If you get a healthy season from Booz, then you’re getting an assumed boost of 10 wins into team. The reason I say this is because you’re essentially giving up nothing to get him. Kenny Thomas wasn’t winning any games for you last year and to add someone of the caliber that a healthy Carlos Boozer gives you, I think it’s safe to say that he can really change the game and makeup of your team. Now our magic number is cut to 10-13 wins.
Now, do the addition of Tyreke Evans to the starting backcourt and the progression of Spencer Hawes, Jason Thompson, and Kevin Martin make up for those final remaining games? Thompson’s progression/production would be more limited with him sitting behind an All-Star level Carlos Boozer. Thompson would backup both Hawes and Boozer but playing him alongside Carlos might not mesh as well as the complement that JT and Hawes are too each other.
And what if Donte Greene makes any kind of leap? What if Casspi, Sergio, and Cisco can give the Kings a new age type of Bench Mob? In a sort of perfect storm, you could definitely see the Kings improving that seemingly ridiculous amount of games and making a run at the playoffs. And at worst, it would inject some life into the fanbase that wasn’t showing last year when the Kings were in the cellar for attendance.
But it brings up the other question:
Can they flip this power forward?
Section 214 over at StR also brought up a great point in commenting on Ziller’s post about bringing in Carlos Boozer for Kenny Thomas. Boozer’s expiring contract would be much more valuable than Thomas’. You could fetch a good haul near the trade deadline for a playoff-hopeful team, desperate to add his bulk to their frontcourt.
What if the Rockets came knocking at the deadline to add Boozer in hopes of salvaging an in-limbo season? Could the Kings bring back Trevor Ariza in return at the mid-level exception plus one of their bench reserves? Ariza, Brent Barry (expiring contract) and someone like Chuck Hayes or Joey Dorsey could be a realistic haul for them. Would that be enough of a risk-reward type of move if the Kings weren’t in playoff position with a healthy Boozer and looking to move his deal for more assets and pieces? What about a deal of Boozer to the Bulls for Tyrus Thomas and Jerome James’ expiring contract?
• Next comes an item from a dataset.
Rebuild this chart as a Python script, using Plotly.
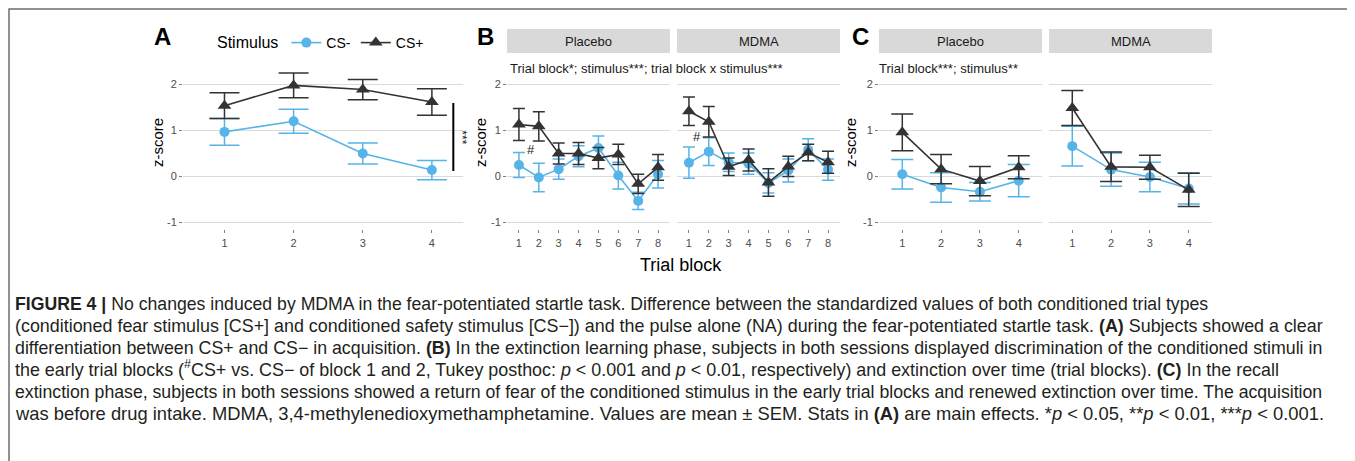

What about Boozer for Josh Howard from the Mavs? What about Tayshaun Prince and Aaron Afflalo from Detroit?
There could be plenty of more opportunities besides those as well. Those were just the ones off the top of my head. The point is that the Kings would once again be players in the trade deadline but this time in a big position of power. They would hold the potential key someone’s playoff success if their own weren’t coming to fruition.
Acquiring Carlos Boozer doesn’t seem like too much of a risk. You aren’t adding salary. You aren’t hurting your chances for growth this year. And at worst, you have either an expiring contract at the end of the season, in which you hold the key to him getting more money with a sign-and-trade or you trade him at the deadline and acquire assets from a desperate playoff team. Best-case scenario has you challenging for a playoff spot and giving your young prospects some invaluable playoff experience and grooming.
Win-win trades should always be made and the Kings might have one here.